On the hunt for the nearest park offering canoe rentals? Searching for a spot with Wi-Fi and a waterfall? Wondering where you might find an accessible yurt?

Minnesotans have a new tool to sort through outdoor destinations, as state officials debuted a website Tuesday that serves as a one-stop shop for amenities at hundreds of regional and state parks and trails.

For Alicia Vin Zant, a St. Paul bicycle shop owner and mother of nine, searching for a park that will accommodate what her children want to do can consume valuable free time. The search tool will simplify her family’s quest for new outdoor destinations, she said at Tuesday’s kickoff for the website.

Tom Ryan, chairman of the Greater Minnesota Regional Parks and Trails Commission, said the website may bring more people to overlooked parks in greater Minnesota — “particularly the counties and the towns that may not have the resources to project who they are, what they have to offer all of our citizens of Minnesota related to outdoor recreation.”

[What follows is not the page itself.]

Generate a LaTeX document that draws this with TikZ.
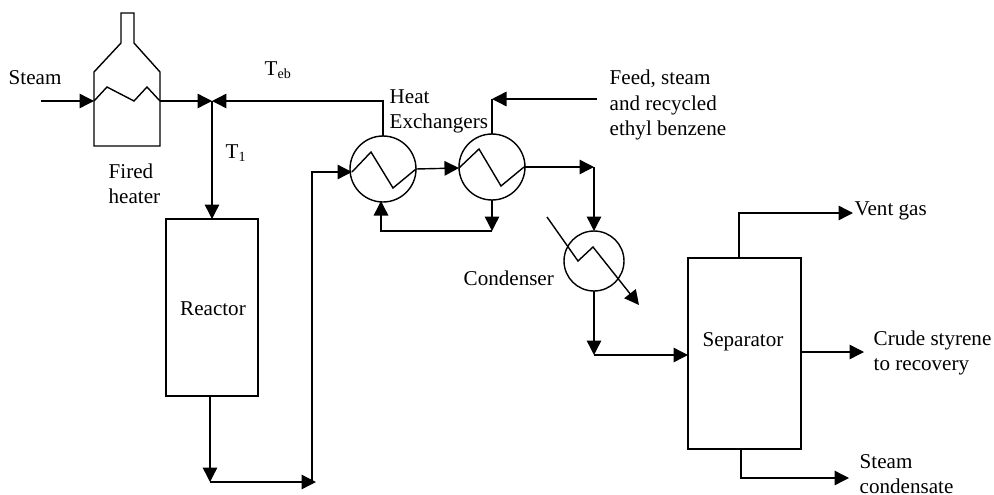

Parkgoers previously could search only for state park amenities, not regional park options, on the state Department of Natural Resources (DNR) website.

Gayle Gruenewald of Minneapolis, who was biking through Fort Snelling State Park on Tuesday, said she was a regular visitor to state parks but has had trouble navigating the website in the past. She often relies on a pile of pamphlets she keeps in her car to figure out whether a park has beaches or bike trails.

The new search tool “would free up the glove compartment,” she said.

The idea of creating a single place to search state and regional parks has been discussed ever since Minnesotans passed the Legacy Amendment in 2008, said Erika Rivers, director of parks and trails for the DNR.

Minnesota Information Technology Services developed the website over the past two years, a process that cost $236,361 and was funded though the Legacy Amendment, which dedicates state sales tax dollars to parks and trails, among other purposes.

National parks and most city parks are not included in the search tool because they are not eligible for Legacy funding, Ryan said.